The 6-component prompt, applied
Using the barista brief, shot 3 (a close-up of the pour) becomes:
Subject: a hand tilting a small white pitcher. Action: pouring steamed milk in a slow steady stream into espresso. Setting: marble cafe counter, morning. Lighting: soft warm window light from the left. Camera: extreme close-up, static, shallow depth of field. Mood: calm, intimate, artisanal.
Reuse that exact field order for all six shots. When a generation comes back wrong, you can see which field to adjust instead of rewriting the whole prompt. For multi-shot character work, generate the character as a still first, lock that reference image, then run image-to-video per shot. Runway Gen-4.5 and Kling 3.0 both hold a reference still well for character consistency.
Quality check before you generate
- The one-sentence brief is unambiguous. If two people read it and picture different visuals, rewrite the sentence.
- Storyboard has 5 to 8 shots, not 3 (too thin) and not 15 (cuts get frantic and AI consistency suffers).
- Each shot’s duration is at or under your model’s clip ceiling, so no shot needs stitching.
- Camera movement varies. Not every shot is a slow push-in. Mix static, push, pan, and dolly across the cut.
- Shot durations sum close to the target total. A 30-second piece with 50 seconds of shots is overrun; cut shots, do not speed up.
- A visual through-line exists: a recurring color, prop, or character. Without it the cut reads as unrelated clips.
- Sound is planned now, not bolted on at the end.
Reusing the workflow across projects
- Build a storyboard template (paper or a Notion table) with columns for shot number, action, shot type, camera move, duration, and prompt. Reuse it everywhere.
- Save winning storyboards as templates. A “product reveal in 30 seconds” template might be 6 fixed shots that only need re-prompting per product.
- Keep a
shot-library/folder of strong individual generations tagged by shot type. When a board calls for “extreme close-up product hands,” check the library before spending credits. - Run a 10-minute retro after each delivery: which shots over-budgeted on retakes, which were one-shot wins. Patterns surface after 5 to 10 projects.
- Re-test your 6-component skeleton each quarter as model versions ship; Veo, Runway, and Kling all respond slightly differently to phrasing after a version bump.
Common mistakes
- Prompting before storyboarding. You generate clips you do not need and burn credits you cannot get back.

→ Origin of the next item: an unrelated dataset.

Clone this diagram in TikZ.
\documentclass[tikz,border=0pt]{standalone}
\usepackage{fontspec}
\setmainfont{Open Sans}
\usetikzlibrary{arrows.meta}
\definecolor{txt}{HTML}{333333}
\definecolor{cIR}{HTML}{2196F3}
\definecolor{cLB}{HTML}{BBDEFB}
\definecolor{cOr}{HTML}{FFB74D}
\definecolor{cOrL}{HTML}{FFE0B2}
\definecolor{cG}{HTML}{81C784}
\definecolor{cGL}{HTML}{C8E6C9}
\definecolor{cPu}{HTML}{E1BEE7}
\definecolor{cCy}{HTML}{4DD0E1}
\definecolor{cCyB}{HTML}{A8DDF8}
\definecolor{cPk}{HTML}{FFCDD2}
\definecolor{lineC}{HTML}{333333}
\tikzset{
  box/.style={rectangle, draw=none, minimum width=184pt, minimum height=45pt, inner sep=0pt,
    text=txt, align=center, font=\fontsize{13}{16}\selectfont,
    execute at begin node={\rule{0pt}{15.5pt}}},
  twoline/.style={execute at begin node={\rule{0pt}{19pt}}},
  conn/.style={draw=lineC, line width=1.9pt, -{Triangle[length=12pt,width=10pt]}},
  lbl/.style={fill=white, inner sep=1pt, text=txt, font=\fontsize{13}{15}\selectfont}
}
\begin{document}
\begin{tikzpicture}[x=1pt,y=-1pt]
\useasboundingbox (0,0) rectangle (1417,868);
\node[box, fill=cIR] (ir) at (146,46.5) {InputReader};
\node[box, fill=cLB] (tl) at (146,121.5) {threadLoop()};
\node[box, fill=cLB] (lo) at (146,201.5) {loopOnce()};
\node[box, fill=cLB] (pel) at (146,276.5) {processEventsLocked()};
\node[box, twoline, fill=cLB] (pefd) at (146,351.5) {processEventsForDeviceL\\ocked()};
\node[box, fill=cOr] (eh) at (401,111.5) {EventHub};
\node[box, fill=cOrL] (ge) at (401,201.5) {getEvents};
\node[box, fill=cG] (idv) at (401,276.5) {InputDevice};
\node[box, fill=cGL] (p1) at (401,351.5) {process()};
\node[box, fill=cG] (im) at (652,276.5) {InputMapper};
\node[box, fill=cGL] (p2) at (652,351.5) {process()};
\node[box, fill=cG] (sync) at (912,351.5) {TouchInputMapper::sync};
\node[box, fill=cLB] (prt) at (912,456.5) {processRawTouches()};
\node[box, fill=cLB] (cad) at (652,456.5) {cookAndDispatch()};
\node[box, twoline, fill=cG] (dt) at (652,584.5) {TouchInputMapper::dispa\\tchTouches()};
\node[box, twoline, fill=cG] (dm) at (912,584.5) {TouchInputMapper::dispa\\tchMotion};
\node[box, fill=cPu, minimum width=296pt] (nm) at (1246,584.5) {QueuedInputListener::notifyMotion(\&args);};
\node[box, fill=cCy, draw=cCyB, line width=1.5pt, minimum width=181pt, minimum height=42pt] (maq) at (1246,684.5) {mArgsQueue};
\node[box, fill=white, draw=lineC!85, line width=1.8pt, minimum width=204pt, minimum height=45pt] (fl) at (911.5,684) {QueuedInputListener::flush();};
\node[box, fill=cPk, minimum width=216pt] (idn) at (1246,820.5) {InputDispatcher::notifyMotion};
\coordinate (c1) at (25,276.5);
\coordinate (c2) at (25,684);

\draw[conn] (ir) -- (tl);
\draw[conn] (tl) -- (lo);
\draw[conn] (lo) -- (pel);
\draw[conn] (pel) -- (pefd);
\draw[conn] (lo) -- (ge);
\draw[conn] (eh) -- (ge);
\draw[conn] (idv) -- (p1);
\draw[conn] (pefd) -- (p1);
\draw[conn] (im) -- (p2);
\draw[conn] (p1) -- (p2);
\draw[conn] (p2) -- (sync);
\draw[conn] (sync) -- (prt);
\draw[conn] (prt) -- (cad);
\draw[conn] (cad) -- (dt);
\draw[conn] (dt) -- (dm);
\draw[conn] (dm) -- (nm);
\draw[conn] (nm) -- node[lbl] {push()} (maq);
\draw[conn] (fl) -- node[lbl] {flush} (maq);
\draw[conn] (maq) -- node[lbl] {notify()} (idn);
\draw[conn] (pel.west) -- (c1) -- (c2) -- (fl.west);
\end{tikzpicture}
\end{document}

- Too many shots. Five to eight for 30 seconds is plenty. Fifteen makes every cut frantic and strains the model’s shot-to-shot consistency.
- No camera-movement variety. All push-ins, or all static, reads flat. Variety is what makes a cut feel produced.

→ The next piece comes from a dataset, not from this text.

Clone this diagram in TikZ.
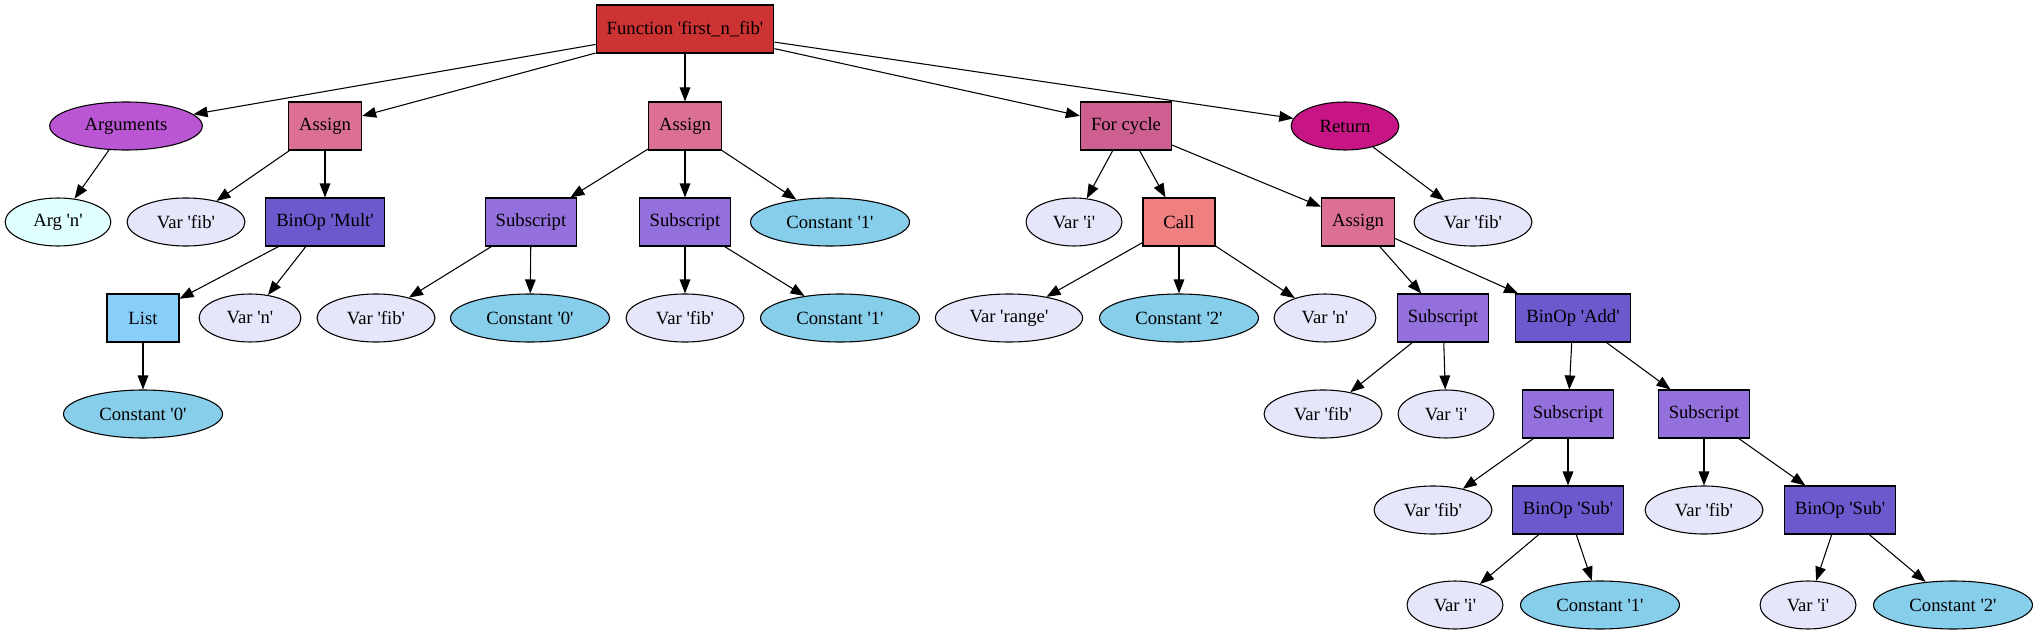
\documentclass[tikz,border=0pt]{standalone}
\usepackage{fontspec}
\newfontfamily\gvfont{Liberation Serif}
\usetikzlibrary{arrows.meta,shapes.geometric}

\definecolor{fncol}{RGB}{205,51,51}
\definecolor{argscol}{RGB}{186,85,211}
\definecolor{asgcol}{RGB}{219,112,147}
\definecolor{forcol}{RGB}{205,96,144}
\definecolor{retcol}{RGB}{199,21,133}
\definecolor{argcol}{RGB}{224,255,255}
\definecolor{varcol}{RGB}{230,230,250}
\definecolor{bincol}{RGB}{106,90,205}
\definecolor{subcol}{RGB}{147,112,219}
\definecolor{constcol}{RGB}{135,206,235}
\definecolor{listcol}{RGB}{135,206,250}
\definecolor{callcol}{RGB}{240,128,128}

\begin{document}
\begin{tikzpicture}[x=0.75pt,y=-0.75pt,line width=0.8pt,
  every node/.style={draw,font=\gvfont\fontsize{14}{16}\selectfont,
    minimum height=36pt,inner xsep=8pt,inner ysep=4pt},
  box/.style={rectangle,minimum width=54pt},
  oval/.style={ellipse,minimum width=54pt,inner xsep=9.5pt},
  edge/.style={-{Triangle[length=10.5pt,width=8pt]}}]

  \useasboundingbox (0,0) rectangle (2036,635);

  % level 0
  \node [box,fill=fncol] (fn) at (685,29) {Function 'first\_n\_fib'};

  % level 1
  \node [oval,fill=argscol] (args) at (126,126) {Arguments};
  \node [box,fill=asgcol] (asgA) at (325,126) {Assign};
  \node [box,fill=asgcol] (asgB) at (685,126) {Assign};
  \node [box,fill=forcol] (loop) at (1126,126) {For cycle};
  \node [oval,fill=retcol] (ret) at (1345,126) {Return};

  % level 2
  \node [oval,fill=argcol] (argn) at (58,222) {Arg 'n'};
  \node [oval,fill=varcol] (fibA) at (186,222) {Var 'fib'};
  \node [box,fill=bincol] (mult) at (325,222) {BinOp 'Mult'};
  \node [box,fill=subcol] (subA) at (531,222) {Subscript};
  \node [box,fill=subcol] (subB) at (685,222) {Subscript};
  \node [oval,fill=constcol] (oneA) at (830,222) {Constant '1'};
  \node [oval,fill=varcol] (iA) at (1074,222) {Var 'i'};
  \node [box,fill=callcol] (call) at (1179,222) {Call};
  \node [box,fill=asgcol] (asgC) at (1358,222) {Assign};
  \node [oval,fill=varcol] (fibR) at (1473,222) {Var 'fib'};

  % level 3
  \node [box,fill=listcol] (list) at (143,318) {List};
  \node [oval,fill=varcol] (nA) at (250,318) {Var 'n'};
  \node [oval,fill=varcol] (fibB) at (376,318) {Var 'fib'};
  \node [oval,fill=constcol] (zeroA) at (530,318) {Constant '0'};
  \node [oval,fill=varcol] (fibC) at (685,318) {Var 'fib'};
  \node [oval,fill=constcol] (oneB) at (840,318) {Constant '1'};
  \node [oval,fill=varcol] (rng) at (1009,318) {Var 'range'};
  \node [oval,fill=constcol] (twoA) at (1179,318) {Constant '2'};
  \node [oval,fill=varcol] (nB) at (1325,318) {Var 'n'};
  \node [box,fill=subcol] (subC) at (1443,318) {Subscript};
  \node [box,fill=bincol] (add) at (1573,318) {BinOp 'Add'};

  % level 4
  \node [oval,fill=constcol] (zeroB) at (143,414) {Constant '0'};
  \node [oval,fill=varcol] (fibD) at (1323,414) {Var 'fib'};
  \node [oval,fill=varcol] (iB) at (1446,414) {Var 'i'};
  \node [box,fill=subcol] (subD) at (1568,414) {Subscript};
  \node [box,fill=subcol] (subE) at (1704,414) {Subscript};

  % level 5
  \node [oval,fill=varcol] (fibE) at (1433,510) {Var 'fib'};
  \node [box,fill=bincol] (minA) at (1568,510) {BinOp 'Sub'};
  \node [oval,fill=varcol] (fibF) at (1704,510) {Var 'fib'};
  \node [box,fill=bincol] (minB) at (1840,510) {BinOp 'Sub'};

  % level 6
  \node [oval,fill=varcol] (iC) at (1455,605) {Var 'i'};
  \node [oval,fill=constcol] (oneC) at (1600,605) {Constant '1'};
  \node [oval,fill=varcol] (iD) at (1808,605) {Var 'i'};
  \node [oval,fill=constcol] (twoB) at (1953,605) {Constant '2'};

  % edges
  \foreach \a/\b in {fn/args,fn/asgA,fn/asgB,fn/loop,fn/ret,
      args/argn,asgA/fibA,asgA/mult,mult/list,mult/nA,list/zeroB,
      asgB/subA,asgB/subB,asgB/oneA,subA/fibB,subA/zeroA,subB/fibC,subB/oneB,
      loop/iA,loop/call,loop/asgC,ret/fibR,
      call/rng,call/twoA,call/nB,asgC/subC,asgC/add,
      subC/fibD,subC/iB,add/subD,add/subE,
      subD/fibE,subD/minA,subE/fibF,subE/minB,
      minA/iC,minA/oneC,minB/iD,minB/twoB}
    \draw [edge] (\a) -- (\b);
\end{tikzpicture}
\end{document}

- Skipping sound. A strong visual with no audio feels half-done. Even free royalty-free music materially lifts the piece.
- Mixing models mid-project. Veo to Runway, or Veo Fast to Veo Quality, between shots creates a visible style seam. Lock one model.
- Letting clip length set pacing. The model gives you 8 seconds; if the story needs 1.8 there, cut to 1.8.
FAQ
- Do I need to be a “video person” to storyboard? No. Rough stick figures and a shot list work. The point is intent, not artistry. A well-described shot beats a beautifully drawn vague one.
- How long should each shot be? Short-form social: 1.5 to 3 seconds per cut. Long-form narrative: 3 to 6 seconds. Both stay under the roughly 5-second consistency-drift point where AI clips start to wobble, and well under every model’s hard ceiling.
- Which tool should I storyboard for in 2026? Veo 3.1 (via Google AI Pro at $19.99/mo) for synced dialogue and clean realism, Runway Gen-4.5 (Standard $15/mo) for the best image-to-video and editing tools, Kling 3.0 (from ~$6.99/mo) for native 4K and human motion. Pick one per project and storyboard to its clip ceiling.
- What if a shot just will not generate cleanly? Note a backup in the storyboard before you start, usually a wider or static version of the same beat. In the edit you can also hard-cut past it or shorten the shot to trim the broken portion.
- Do I need storyboarding software? No. Boords, Storyboarder, and Frame.io are nice but unnecessary. A spreadsheet or a sheet of paper works for solo projects. Software earns its keep above about 10 shots.
- How long does the whole workflow take? Roughly 30-45 minutes planning, 30-90 minutes generation, 30-60 minutes editing including sound. A coherent 30-second AI video in 2-3 hours total is realistic.